Why (or when) is Rscript (or littler) better than

2019-01-09 00:18发布

问题:

I am automating some webscraping with R in cron and sometimes I use R CMD BATCH and sometimes I use Rscript.

To decide which one to use I mainly focus if I want the .Rout file or not.

But reading the answers to some questions here in SO (like this or this) it seems that Rscript is preferred to R CMD BATCH.

So my questions are:

  • Besides the fact that the syntax is a little different and R CMD BATCH saves an .Rout file while Rscript does not, what are the main differences between the two of them?

  • When should I prefer one over another? More specifically, in the cron job above mentioned, is one of them preferred?

  • I have not used yet littler, how is it different from both Rscript and R CMD BATCH?

回答1:

R CMD BATCH is all we had years ago. It makes i/o very hard and leaves files behind.

Things got better, first with littler and then too with Rscript. Both can be used for 'shebang' lines such as

 #!/usr/bin/r

 #!/usr/bin/Rscript

and both can be used with packages like getopt and optparse --- allowing you to write proper R scripts that can act as commands. If have dozens of them, starting with simple ones like this which I can call as install.r pkga pkgb pkgc and which will install all three and their dependencies) for me from the command-line without hogging the R prompt:

#!/usr/bin/env r       
#
# a simple example to install one or more packages 

if (is.null(argv) | length(argv)<1) {
  cat("Usage: installr.r pkg1 [pkg2 pkg3 ...]\n")
  q()
}

## adjust as necessary, see help('download.packages') 
repos <- "http://cran.rstudio.com"

## this makes sense on Debian where no packages touch /usr/local 
lib.loc <- "/usr/local/lib/R/site-library"

install.packages(argv, lib.loc, repos)

And just like Karl, I have cronjobs calling similar R scripts.

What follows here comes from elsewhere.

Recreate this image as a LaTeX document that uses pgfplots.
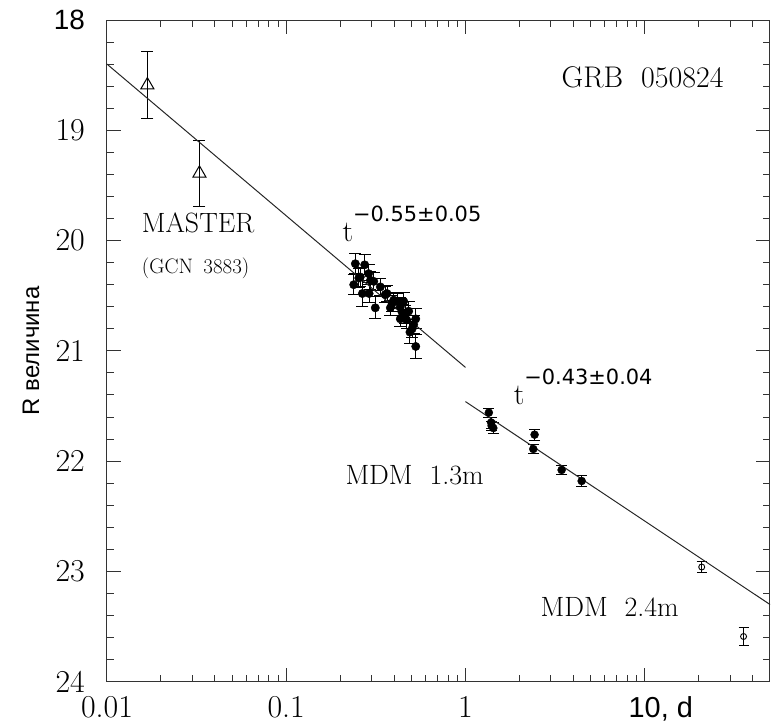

Edit on 2015-11-04: As of last week, littler is now also on CRAN.



回答2:

From what I understand:

R CMD BATCH:

  • echo the input statements
  • can not output to stdout

Rscript:

  • does NOT echo
  • output to stdout
  • can be used in one-liner (i.e. with no input file)

littler:

  • all that Rscript does
  • can read commands from stdin (useful for pipelining)
  • faster startup time
  • load the methods package

In practice I use Rscript to run scripts, in command-line or in crons.